Essentially, the Court of Appeal of Québec held that the Union had indeed lost their exclusive right or representation of the employees in regards to the filing and hearing their grievances, but had regained that right when arbitrator Foisy rendered his decision. The Court of Appeal of Québec maintained that the employees were then compelled to ask the Union to file a motion for judicial review on their behalf. If the Union then refused to file the motion for review, the employees, in order to be entitled to file a judicial review, would then have to file a new motion with the Québec Labour Tribunal (the "Tribunal administratif du travail") , in order to obtain another judgment declaring that the Union had failed once more to fulfill its duty of fair representation.
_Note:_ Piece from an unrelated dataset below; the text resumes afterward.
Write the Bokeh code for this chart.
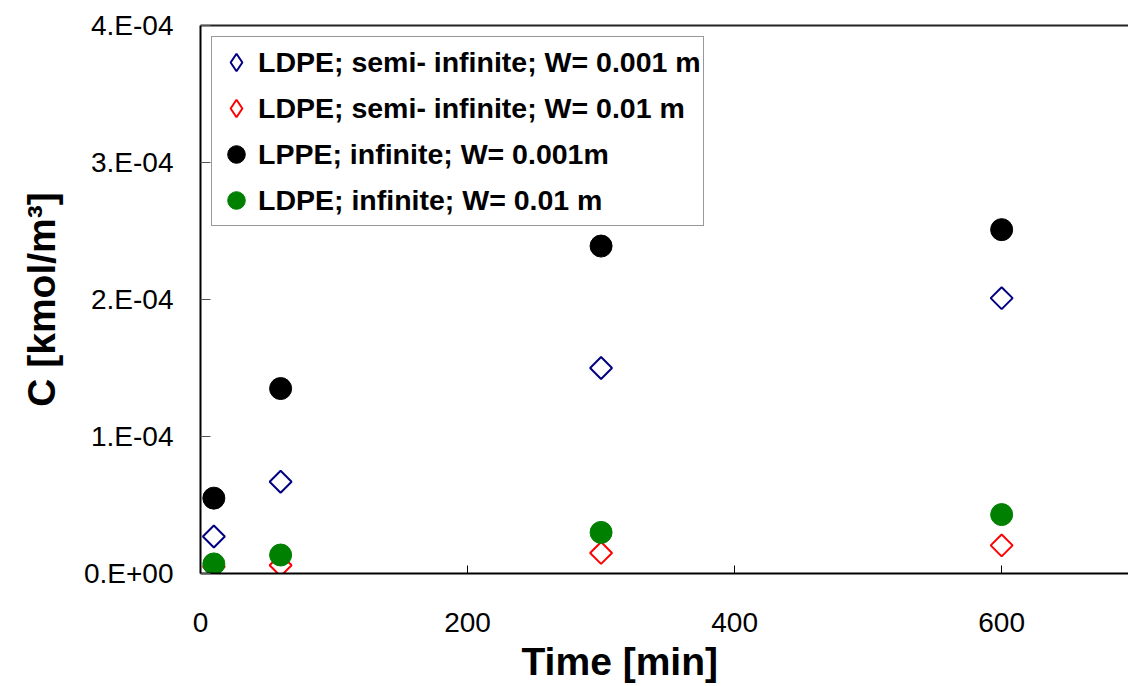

The Court of Appeal acknowledged that its reasoning would give rise to a multiplicity of legal proceedings, lengthy periods for filing contestations, as well as substantial legal costs; but the Court found that that was simply one of the risks inherent in labour relations. The risk was therefore deemed acceptable under the circumstances. Thus, before any case is heard, an employer must await the outcome of such parallel proceedings.
Although the solution proposed by the Court of Appeal may complicate the notion that motions for judicial review must be filed within a "reasonable" period of time, which is generally considered to be 30 days, the Québec Court of Appeal found that the filing of new proceedings under section 47.2 of the Labour Code, when the Union refuses to file a motion for judicial review, could constitute exceptional circumstances under which the notion of "reasonable time" may be extended. Thus, in certain circumstances, the employer may expect to receive a motion for judicial review several months or even several years after an arbitrator has rendered his or her award, should a tribunal or a court recognize the employees were once more wrongfully represented by their trade union, as per section 47.2 of the Labour Code.
It is important to note that where a grievance is granted by an arbitrator, and where the employees who filed the grievance are represented by legal counsel of their choice (as the union has breached its duty of fair representation), the Court of Appeal recognizes that the employer should file its motion for judicial review against the employees, because they would then be able to institute legal proceedings in defence. However, it may be advisable, in such a case, to include the union in the proceedings, so as to ensure that the employer can defend itself against a possible motion to dismiss based on the union's right of exclusive representation.
Although this judgment is an important one, it might still be appealed to the Supreme Court of Canada, because the legal deadline for doing so has not yet expired. We will keep you informed of any and all future developments that may arise in this case.